Crise de divisas força Banco de Moçambique a intervir diretamente no setor da saúde

A escassez de divisas em Moçambique está a atingir níveis críticos, afetando setores estratégicos como o da saúde. Diante da situação, o Banco de Moçambique (BM) tem tomado medidas extraordinárias que estão a levantar preocupações entre operadores do setor e instituições bancárias comerciais.

Durante uma reunião recente com o Ministro da Saúde, Ussene Isse, os importadores de medicamentos e equipamentos médicos foram instruídos a enviar diretamente à Central de Medicamentos toda a documentação necessária para importações, incluindo as faturas. A Central, que possui uma conta em moeda estrangeira no Banco de Moçambique, fará os pagamentos diretamente aos fornecedores internacionais, principalmente localizados na Índia.

Essa abordagem representa uma mudança profunda na forma como o sistema financeiro nacional opera. O Banco Central está, na prática, a substituir os bancos comerciais em operações que, tradicionalmente, não são da sua alçada. A alegada falta de divisas nos bancos comerciais é a justificação apresentada pelo BM, mas a decisão levanta receios quanto à transparência e ao funcionamento normal do sistema.

A Associação dos Importadores e Produtores de Medicamentos de Moçambique (AIPROMEM) alerta que a situação poderá provocar a escassez generalizada de medicamentos, tanto em hospitais públicos quanto em farmácias privadas.
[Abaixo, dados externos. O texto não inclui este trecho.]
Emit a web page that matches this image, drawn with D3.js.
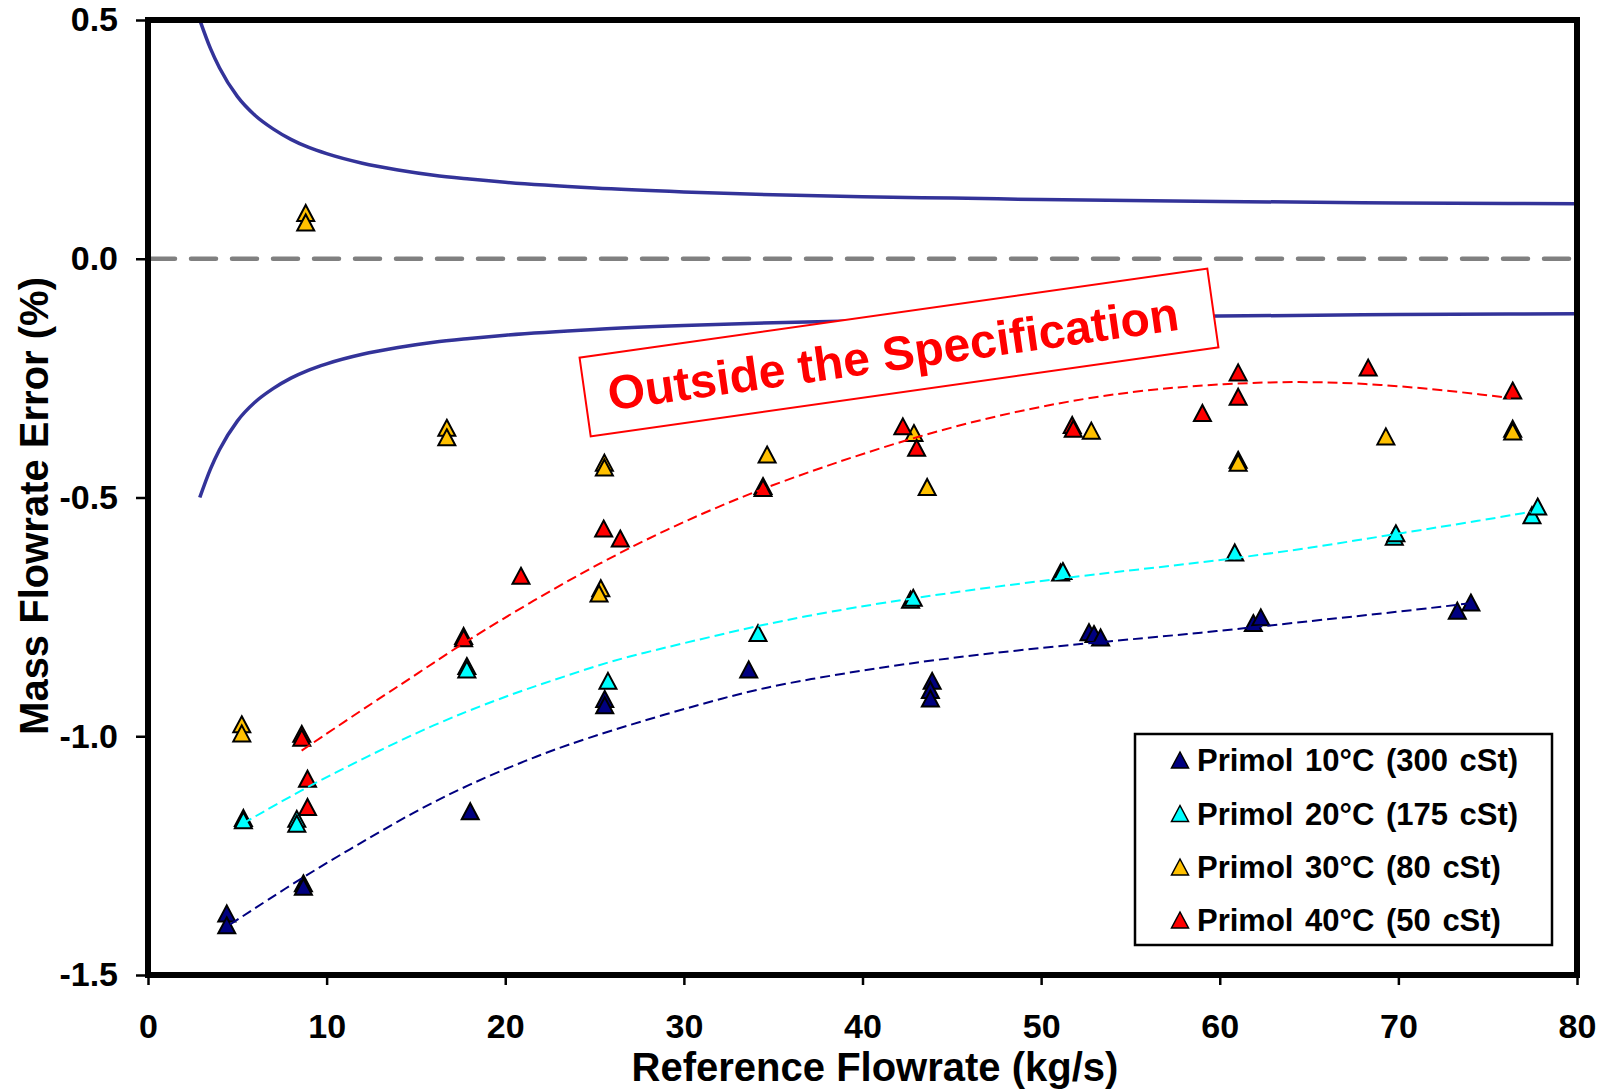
<!DOCTYPE html>
<html>
<head>
<meta charset="utf-8">
<script src="https://cdn.jsdelivr.net/npm/d3@7"></script>
<style>
  html, body { margin: 0; padding: 0; background: #ffffff; }
  svg { display: block; }
  text { font-family: "Liberation Sans", Arial, sans-serif; font-weight: bold; }
</style>
</head>
<body>
<script>
// Measured flowrate error vs reference flowrate, per oil temperature: [kg/s, %]
const primol10 = [[4.41,-1.371],[4.41,-1.396],[8.70,-1.308],[8.70,-1.315],[18.04,-1.157],
  [25.57,-0.922],[25.57,-0.935],[33.63,-0.860],[43.90,-0.884],[43.80,-0.903],[43.80,-0.921],
  [52.68,-0.782],[52.96,-0.786],[53.33,-0.793],[61.88,-0.763],[62.30,-0.751],[73.30,-0.737],[74.06,-0.720]];
const primol20 = [[5.34,-1.171],[5.34,-1.176],[8.33,-1.173],[8.33,-1.183],[17.85,-0.853],[17.85,-0.860],
  [25.75,-0.884],[34.15,-0.784],[42.69,-0.714],[42.84,-0.710],[51.09,-0.657],[51.22,-0.654],
  [60.84,-0.615],[69.77,-0.582],[69.86,-0.575],[77.48,-0.537],[77.80,-0.519]];
const primol30 = [[5.25,-0.975],[5.25,-0.994],[8.83,0.096],[8.83,0.076],[16.73,-0.354],[16.73,-0.374],
  [25.35,-0.690],[25.25,-0.701],[25.55,-0.427],[25.55,-0.437],[34.66,-0.410],[42.88,-0.365],
  [43.62,-0.478],[52.81,-0.360],[61.03,-0.421],[61.03,-0.427],[69.30,-0.372],[76.40,-0.356],[76.40,-0.362]];
const primol40 = [[8.61,-0.995],[8.61,-1.003],[8.93,-1.089],[8.93,-1.148],[17.67,-0.790],[17.67,-0.795],
  [20.88,-0.664],[25.51,-0.565],[26.44,-0.586],[34.43,-0.476],[34.43,-0.480],[42.26,-0.351],[43.03,-0.396],
  [51.74,-0.348],[51.80,-0.356],[59.03,-0.323],[61.03,-0.238],[61.03,-0.289],[68.31,-0.228],[76.40,-0.276]];

// Polynomial trendlines of each temperature series
const trend10 = [[4.6,-1.394],[8.7,-1.294],[11.7,-1.228],[14.9,-1.158],[17.9,-1.102],[21.6,-1.043],
  [25.3,-0.994],[32.8,-0.912],[36.5,-0.883],[44.0,-0.838],[52.6,-0.805],[58.9,-0.784],[65.5,-0.757],
  [70.1,-0.739],[73.9,-0.722]];
const trend20 = [[5.3,-1.183],[8.9,-1.106],[12.25,-1.043],[16.0,-0.975],[19.7,-0.921],[21.6,-0.896],
  [25.3,-0.850],[27.2,-0.830],[32.8,-0.780],[36.5,-0.750],[42.7,-0.710],[51.1,-0.669],[56.1,-0.648],
  [60.8,-0.628],[65.5,-0.603],[70.1,-0.575],[74.8,-0.547],[77.4,-0.530]];
const trend40 = [[8.6,-1.030],[12.25,-0.938],[14.1,-0.893],[16.0,-0.846],[17.85,-0.800],[21.6,-0.715],
  [25.3,-0.637],[29.06,-0.566],[32.8,-0.505],[36.5,-0.452],[43.25,-0.368],[49.6,-0.310],[55.2,-0.276],
  [60.4,-0.261],[64.5,-0.257],[68.1,-0.261],[72.0,-0.273],[74.8,-0.285],[76.3,-0.292]];

// Specification limits (upper and lower)
const specFlow  = [2.9, 3.5, 4, 5, 6, 7, 8, 9, 10, 12, 14, 16, 18, 20, 25, 30, 35, 40, 45, 50, 60, 70, 80];
const specUpper = [0.50, 0.44, 0.40, 0.34, 0.30, 0.272, 0.25, 0.233, 0.22, 0.20, 0.186, 0.175, 0.167,
  0.16, 0.148, 0.14, 0.134, 0.13, 0.127, 0.124, 0.12, 0.117, 0.115];
const specLower = [-0.50, -0.44, -0.40, -0.34, -0.30, -0.272, -0.25, -0.233, -0.22, -0.20, -0.186, -0.175,
  -0.167, -0.16, -0.148, -0.14, -0.134, -0.13, -0.127, -0.124, -0.12, -0.117, -0.115];

const xTicks = [0, 10, 20, 30, 40, 50, 60, 70, 80];
const xTickLabels = ["0", "10", "20", "30", "40", "50", "60", "70", "80"];
const yTicks = [-1.5, -1.0, -0.5, 0.0, 0.5];
const yTickLabels = ["-1.5", "-1.0", "-0.5", "0.0", "0.5"];

const seriesNames = ["Primol 10°C (300 cSt)", "Primol 20°C (175 cSt)", "Primol 30°C (80 cSt)", "Primol 40°C (50 cSt)"];
const seriesColors = ["#000080", "#00FFFF", "#FFC000", "#FF0000"];
const annotationText = "Outside the Specification";

const W = 1602, H = 1091;
const plot = { left: 148, right: 1577, top: 20, bottom: 975 };

const svg = d3.select("body").append("svg").attr("width", W).attr("height", H);

const x = d3.scaleLinear().domain([0, 80]).range([plot.left, plot.right]);
const y = d3.scaleLinear().domain([-1.5, 0.5]).range([plot.bottom, plot.top]);

svg.append("defs").append("clipPath").attr("id", "plotclip")
  .append("rect").attr("x", plot.left).attr("y", plot.top)
  .attr("width", plot.right - plot.left).attr("height", plot.bottom - plot.top);

const g = svg.append("g").attr("clip-path", "url(#plotclip)");

// zero reference line
g.append("line")
  .attr("x1", plot.left).attr("x2", plot.right)
  .attr("y1", y(0)).attr("y2", y(0))
  .attr("stroke", "#808080").attr("stroke-width", 4.5)
  .attr("stroke-dasharray", "25,16").attr("stroke-linecap", "round")
  .attr("stroke-dashoffset", -2);

// specification limit curves
const specLine = d3.line().x(d => x(d[0])).y(d => y(d[1])).curve(d3.curveMonotoneX);
[specUpper, specLower].forEach(vals => {
  g.append("path")
    .datum(specFlow.map((f, i) => [f, vals[i]]))
    .attr("d", specLine)
    .attr("fill", "none").attr("stroke", "#333399").attr("stroke-width", 3.5);
});

// triangle marker
function tri(cx, cy) {
  return `M${cx},${cy - 8} L${cx + 8.5},${cy + 8} L${cx - 8.5},${cy + 8} Z`;
}

[primol10, primol20, primol30, primol40].forEach((data, k) => {
  g.append("g").selectAll("path").data(data).join("path")
    .attr("d", d => tri(x(d[0]), y(d[1])))
    .attr("fill", seriesColors[k])
    .attr("stroke", "#000").attr("stroke-width", 2).attr("stroke-linejoin", "miter");
});

// trendlines
const trendLine = d3.line().x(d => x(d[0])).y(d => y(d[1])).curve(d3.curveBasis);
[[trend10, seriesColors[0]], [trend20, seriesColors[1]], [trend40, seriesColors[3]]].forEach(([pts, col]) => {
  g.append("path").datum(pts).attr("d", trendLine)
    .attr("fill", "none").attr("stroke", col).attr("stroke-width", 2)
    .attr("stroke-dasharray", "10,5");
});

// frame
svg.append("rect")
  .attr("x", plot.left).attr("y", plot.top)
  .attr("width", plot.right - plot.left).attr("height", plot.bottom - plot.top)
  .attr("fill", "none").attr("stroke", "#000").attr("stroke-width", 6);

// axes
const yAxis = d3.axisLeft(y).tickValues(yTicks).tickSize(12).tickPadding(18)
  .tickFormat((d, i) => yTickLabels[i]);
const yg = svg.append("g").attr("transform", `translate(${plot.left},0)`).call(yAxis);
const xAxis = d3.axisBottom(x).tickValues(xTicks).tickSize(10).tickPadding(29)
  .tickFormat((d, i) => xTickLabels[i]);
const xg = svg.append("g").attr("transform", `translate(0,${plot.bottom})`).call(xAxis);
[yg, xg].forEach(a => {
  a.select(".domain").remove();
  a.selectAll(".tick line").attr("stroke", "#000").attr("stroke-width", 2.5);
  a.selectAll(".tick text").attr("fill", "#000").style("font-size", "34px")
    .style("font-family", "'Liberation Sans', Arial, sans-serif").style("font-weight", "bold");
});

// axis titles
svg.append("text")
  .attr("x", 875).attr("y", 1081)
  .attr("text-anchor", "middle").style("font-size", "40px").attr("fill", "#000")
  .text("Reference Flowrate (kg/s)");
svg.append("text")
  .attr("transform", "translate(48,506) rotate(-90)")
  .attr("text-anchor", "middle").style("font-size", "40px").attr("fill", "#000")
  .text("Mass Flowrate Error (%)");

// annotation box
const box = svg.append("g").attr("transform", "translate(899,352.5) rotate(-8.07)");
box.append("rect")
  .attr("x", -317).attr("y", -39.7).attr("width", 634).attr("height", 79.4)
  .attr("fill", "#fff").attr("stroke", "#FF0000").attr("stroke-width", 2);
box.append("text")
  .attr("x", -6).attr("y", 17).attr("text-anchor", "middle")
  .attr("fill", "#FF0000").style("font-size", "48px")
  .text(annotationText);

// legend
const lg = svg.append("g");
lg.append("rect").attr("x", 1135).attr("y", 734).attr("width", 417).attr("height", 211)
  .attr("fill", "#fff").attr("stroke", "#000").attr("stroke-width", 2.5);
const rowY = [760, 813.5, 867, 920];
seriesNames.forEach((name, i) => {
  lg.append("path").attr("d", tri(1180, rowY[i]))
    .attr("fill", seriesColors[i]).attr("stroke", "#000").attr("stroke-width", 1.5);
  lg.append("text").attr("x", 1197).attr("y", rowY[i] + 11)
    .style("font-size", "31px").style("word-spacing", "3px").attr("fill", "#000")
    .text(name);
});
</script>
</body>
</html>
A presidente da AIPROMEM, Mariamo Aly Hassane, afirmou que os atuais fornecimentos dependem de acordos de crédito com prazos de até 90 dias, mas há o risco de interrupção. “A continuar assim, em breve o país poderá enfrentar uma ruptura completa no fornecimento de medicamentos”, declarou.

Hassane também destacou que, embora alguns bancos tentem facilitar as importações, o bloqueio na emissão dos termos de compromisso está a travar o processo. Segundo ela, até as importações pós-pagamento enfrentam dificuldades no desalfandegamento, justamente pela ausência desses documentos. A situação é agravada pelo receio dos bancos em assumir compromissos que talvez não consigam honrar.

Entretanto, a crise monetária vai além do setor da saúde. Segundo o economista Egas Daniel, a atuação do Banco de Moçambique está a distorcer o funcionamento do mercado cambial. Ele alerta para os riscos de instabilidade, caso o BM continue a intervir sem considerar os fundamentos de mercado. “Estamos a caminhar para um cenário onde o câmbio pode fugir ao controlo e tornar-se insustentável”, explicou.

Daniel também apontou que os bancos operam sob uma vigilância intensa do regulador, o que inclui inspeções frequentes e ações punitivas. Citou o caso do Standard Bank, que em 2021 foi suspenso do mercado interbancário, como exemplo da postura agressiva da autoridade monetária.

A Confederação das Associações Económicas (CTA) já manifestou preocupação com os impactos das medidas do BM no acesso a divisas. Estima-se que há cerca de 500 milhões de dólares em operações internacionais pendentes, entre importações, envio de lucros ao exterior e outras transações.

Essa realidade já tem reflexos concretos na economia: projetos parados, redução da produção, aumento de custos operacionais e retração do investimento privado. O setor da saúde, em particular, é um dos mais afetados — e, ao contrário de outros, não pode esperar.